The grid is shouting at us - and we just need to listen.
The Real Value of Advanced Conductors
Advanced conductors unlock a host of immediate and long-term benefits:
They expand capacity on existing corridors, improve efficiency and free up generation, reduce sag and clearance issues, cut emissions and fuel consumption, enhance wildfire safety, enable more renewable integration, delay or avoid the cost of new lines, and improve contingency response and reliability. The Berkeley Haas study identified reconductoring as “the fastest, lowest-cost way” to unlock large transmission capacity in the U.S.
At the 2025 WGA Annual Meeting, Governor Cox captured the moment of truth:
“Rising demand, available capital, and the political will to build.
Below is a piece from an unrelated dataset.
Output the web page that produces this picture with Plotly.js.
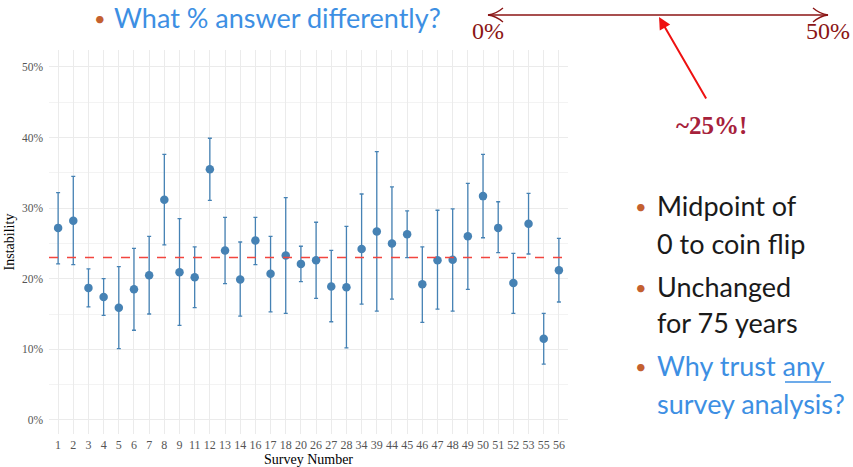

And that’s exactly what we intend to do.”
And Governor Polis reminded the audience:
“Transmission is absolutely critical to achieve that [lower cost, more resilient grid].”
The moment has arrived. The tools are ready. The stakes could not be higher.
Regulation Is Starting to Catch Up
Regulators are beginning to wake up to the fact that simplistic capital-cost comparisons have embedded hidden penalties into our grid: congestion, curtailed renewables, degraded reliability, higher customer bills. That shift in mindset is already under way, and the WGA leadership signaled it strongly.
Governor Lujan Grisham, in her final remarks as Chair, said:
“We don’t want it [respect] to be missing.”
Respect - for each other, for the physical realities of the grid, for the communities served - is now a prerequisite for progress.
The Age of Denial Ends Here
The belief that advanced conductors are optional, niche, experimental is not just outdated - it is dangerous. It increases costs, reduces reliability, elevates wildfire risk, and slows decarbonization.
Advanced conductors are not the future - they are the present. They are already the backbone solution for every region feeling the strain of modern grid operation. The only question is how quickly we choose to act.
The age of denial is ending.
The age of advanced reconductoring has already begun.